The Federal Reserve on Wednesday will shed some light on the discussions at their June meeting that left Wall Street perplexed.
The Federal Open Market Committee paused its interest-rate hikes after 10 consecutive moves spanning 15 months, even with inflation cooling more slowly than projected. At the same time, policymakers forecast two additional increases this year, more than expected, a confusing result that left investors seeking answers.
The central bank and Chair Jerome Powell “have delivered a muddled message, and I assume it reflects an uncomfortable compromise between the hawks and doves on the committee,” said Kathy Bostjancic, chief economist at Nationwide Life Insurance Co. “The minutes might provide insight on that, but it might simply repeat the awkward explanation Powell has offered.”
Powell has said Fed officials wanted more time to assess economic data in light of aggressive prior increases as well as credit tightening following bank failures in March.

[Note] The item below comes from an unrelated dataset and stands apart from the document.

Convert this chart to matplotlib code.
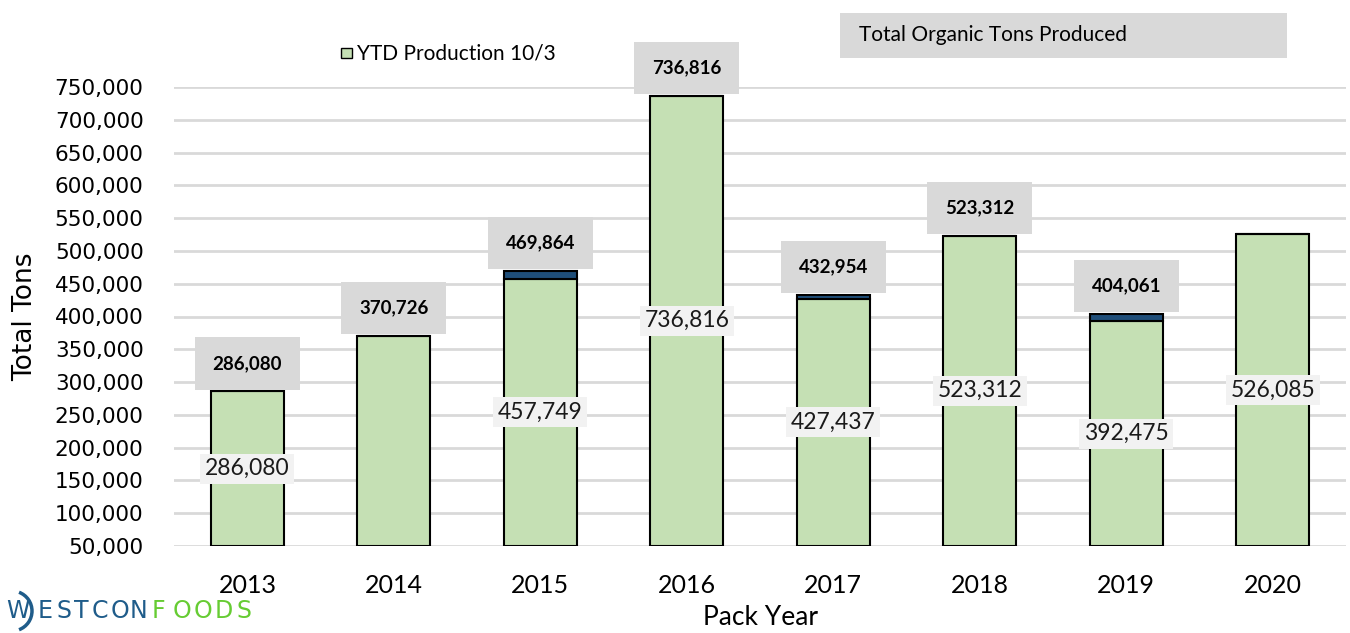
import matplotlib.pyplot as plt
from matplotlib.patches import Rectangle, Arc

plt.rcParams['font.family'] = ['Lato', 'DejaVu Sans']

# data
years = ['2013', '2014', '2015', '2016', '2017', '2018', '2019', '2020']
ytd = [286080, 370726, 457749, 736816, 427437, 523312, 392475, 526085]
totals = [286080, 370726, 469864, 736816, 432954, 523312, 404061, None]
ytd_shown = [True, False, True, True, True, True, True, True]
y_ticks = list(range(50000, 750001, 50000))

GREEN = '#c5e0b4'
BLUE = '#1f4e79'

fig = plt.figure(figsize=(13.5, 6.33), dpi=100)
ax = fig.add_axes([0.129, 0.1374, 0.868, 0.7252])

x = list(range(len(years)))
rest = [(t - v) if t is not None else 0 for t, v in zip(totals, ytd)]

ax.bar(x, [v - 50000 for v in ytd], bottom=50000, width=0.5, color=GREEN,
       edgecolor='black', linewidth=1.5, zorder=3, label='YTD Production 10/3')
ax.bar(x, rest, bottom=ytd, width=0.5, color=BLUE, edgecolor='black',
       linewidth=1.5, zorder=3)

# labels inside bars
for i, v in enumerate(ytd):
    if not ytd_shown[i]:
        continue
    ax.text(i, (50000 + v) / 2, '{:,}'.format(v), ha='center', va='center',
            fontsize=16.5, color='#1a1a1a', zorder=5,
            bbox=dict(boxstyle='square,pad=0.2', fc='#f2f2f2', ec='none'))

# total labels above bars
for i, t in enumerate(totals):
    if t is None:
        continue
    ax.annotate('{:,}'.format(t), (i, t), xytext=(0, 20), textcoords='offset points',
                ha='center', va='center', fontsize=13.5, fontweight='bold',
                annotation_clip=False, zorder=5,
                bbox=dict(boxstyle='square,pad=0.95', fc='#d9d9d9', ec='none'))

ax.set_xlim(-0.5, 7.5)
ax.set_ylim(50000, 750000)
ax.set_yticks(y_ticks)
ax.set_yticklabels(['{:,}'.format(t) for t in y_ticks], family='DejaVu Sans', fontsize=15.5)
ax.set_xticks(x)
ax.set_xticklabels(years, fontsize=18)
ax.tick_params(axis='y', length=0, pad=22)
ax.tick_params(axis='x', length=0, pad=20)
ax.grid(axis='y', color='#d9d9d9', linewidth=2, zorder=0)
ax.set_axisbelow(True)
for s in ax.spines.values():
    s.set_visible(False)

ax.set_ylabel('Total Tons', fontsize=19, family='DejaVu Sans', labelpad=12)
ax.set_xlabel('Pack Year', fontsize=19, labelpad=6)

# legend and series box
fig.patches.append(Rectangle((341 / 1350, 1 - 58 / 633), 11 / 1350, 10 / 633,
                             transform=fig.transFigure, fc=GREEN, ec='black', lw=1))
fig.text(357 / 1350, 1 - 53 / 633, 'YTD Production 10/3', fontsize=15, va='center')
fig.patches.append(Rectangle((840 / 1350, 1 - 58 / 633), 447 / 1350, 45 / 633,
                             transform=fig.transFigure, fc='#d9d9d9', ec='none'))
fig.text(859 / 1350, 1 - 35 / 633, 'Total Organic Tons Produced', fontsize=15, va='center')

# logo
logo_x = [6, 38, 56, 74, 92, 111, 130]
for ch, px in zip('WESTCON', logo_x):
    fig.text(px / 1350, 1 - 611 / 633, ch, fontsize=17, color='#1f5c8a',
             family='DejaVu Sans', va='center', ha='left')
for k, ch in enumerate('FOODS'):
    fig.text((152 + 21 * k) / 1350, 1 - 611 / 633, ch, fontsize=17, color='#66cc33',
             family='DejaVu Sans', va='center', ha='left')
fig.patches.append(Arc((12 / 1350, 1 - 611 / 633), 40 / 1350, 40 / 633, theta1=-80, theta2=80,
                       transform=fig.transFigure, color='#1f5c8a', lw=2.5))

fig.savefig('out.png', dpi=100)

The Fed chief said last week a strong majority of the committee expects two or more hikes and he wouldn’t rule out hikes at consecutive meetings. The minutes could reinforce market expectations for a July hike, said Derek Tang, economist with LH Meyer/Monetary Policy Analytics.
“A July hike is not a given but pretty close, since it gets harder for them to claim the hiking cycle is still alive if they don’t hike two meetings in a row,” he said. Still, “the minutes will keep as much flexibility as it can: a peak rate likely higher, with a wide range of views on proper timing.”
What Bloomberg Economics Says…
“With inflation risks still skewed to the upside, we expect Fed communications to continue leaning hawkish ahead of the July 25-26 meeting.”
— Stuart Paul, chief US economist
The Fed will get two key economic reports before the July 25-26 meeting: the June employment report Friday and readings on consumer prices for the same month on July 12.
The personal consumption expenditures price index, which is the Fed’s official target, rose in May at the slowest annual pace in more than two years, Commerce Department figures showed Friday.
But policymakers have been more focused on core prices, which exclude food and energy. Those increased 4.6% from May 2022, compared with 3.8% for the broader gauge.
“The problem is that the economy has continued to outperform expectations and inflation has proven to be sticky, which could keep the FOMC leaning hawkish for some time,” said Rubeela Farooqi, chief US economist at High Frequency Economics.
Another key will be the committee’s assessment of lending conditions, which are seen as a headwind to growth following the bank failures.
“In June, there seemed to be enough lingering worry to warrant waiting to see more information about how things are playing out,” said Jonathan Millar, a senior economist at Barclays Capital Inc. in New York. “But if lending conditions are not tightening as expected, then this would be a good reason to deliver another couple of hikes in the next two meetings.”